Currently pension contributions receive tax relief in line with the rate of tax you pay. So basic rate taxpayers ger 20% relief, higher rate taxpayers get 40% relief and additional rate taxpayers get 45% relief. It’s a generous arrangement for sure and costs the Treasury around £40 billion a year. Given the pressure on the public finances, there is now speculation this could be scaled back. Possible alternatives include restricting everyone to basic rate tax relief, or more generously, restricting everyone to a flat rate of tax of perhaps 30%.

 

WHAT IF THERE ARE CHANGES?

If this comes to pass, basic rate taxpayers would be in the same situation, or possibly better, but it would be a blow to higher rate taxpayers. It’s important to acknowledge that not all the rumours doing the rounds will translate into reality, and pensions tax relief is a particularly thorny nettle for the new chancellor to grasp. The way defined benefit pension schemes work makes it extremely challenging to divorce levels of tax relief from the tax rate paid by members. Raiding pensions isn’t a good look for politicians either. Gordon Brown is still lambasted for removing the dividend tax credit from pensions in his first Budget back in 1997.

The Labour government has also committed to a review of the pensions system, so it would be a bit odd if Rachel Reeves jumped the gun and axed higher rate tax relief before that was completed. Stranger things have happened of course, and given the pressure on public finances, it’s within the bounds of possibility that pensions tax relief might find itself in the chancellor’s crosshairs come October. We’ve got a new government, who were pretty tight lipped in the election campaign, so there is a sense of the unknown in terms of policy direction.

 

WHEN MIGHT CHANGES HAPPEN?

Many people will no doubt be thinking of making pension contributions before the Budget, in case higher rate tax relief does get the chop. It’s worth bearing in mind that even if Rachel Reeves announces restrictions on pensions tax relief in October, they may not come in immediately. The tax year runs from 6 April to 5 April, so it would make more sense to bring in any changes from the start of a new tax year.

Otherwise, it would be pretty unfair to those who chose to contribute to their pension in the second half of the current tax year, compared to the early birds doing so in the first half. It would also create mayhem in the workplace pensions world, where higher rate tax relief is baked into the collection of pension contributions.

For higher rate taxpayers who want to take a belt and braces approach, it might make sense to bring forward any pension contributions they’re making this tax year to before 30 October, just in case. Ultimately you’re just bringing these forward by a few months. In terms of bringing forward pension contributions from future years, you would need to consider whether you can afford to make them, and whether you might need access to that money before you draw on your pension.
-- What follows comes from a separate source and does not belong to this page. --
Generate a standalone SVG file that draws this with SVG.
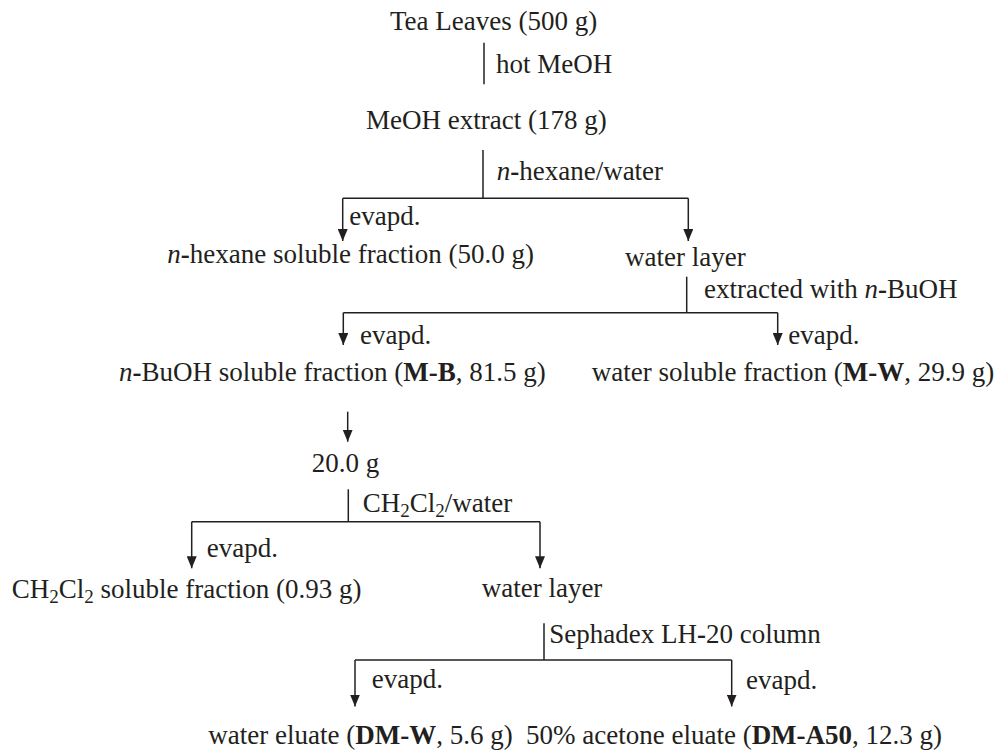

As things stand the minimum age at which you can gain access to your pension is 55, and that is rising to 57 in 2028.

 

DON’T OVERDO IT

It’s also important not to overdo it. You may end up costing yourself higher rate tax relief if you do. Most people have an annual pension allowance of £60,000 a year. But you will only get higher rate tax relief up to the amount of higher rate tax you have paid. So, in a simplified example, if you earn £80,270 per annum and have no other income, you currently pay tax on the £30,000 of your salary above the higher rate tax threshold, which is £50,270. Consequently, if you make a £60,000 pension contribution, you will only be eligible for higher rate tax relief on £30,000 of that contribution. The remainder will only attract basic rate relief.

The uncertainty caused by Budgets aren’t helpful for financial planning, so we should probably be grateful that Rachel Reeves has committed to holding only one big fiscal event each year.  It’s also worth mentioning that there has been speculation that other elements of the pension system might be tweaked, like lowering the annual allowance, reducing the amount of tax-free cash pension savers can take, and applying inheritance tax to pensions on death.

It’s almost certain that Rachel Reeves hasn’t decided on any of these policies yet, so to a certain extent, all of this is hot air. That won’t stop some people taking action before 30 October, though it’s probably a good idea not to perform too many contortions in order to avoid something which may not even happen.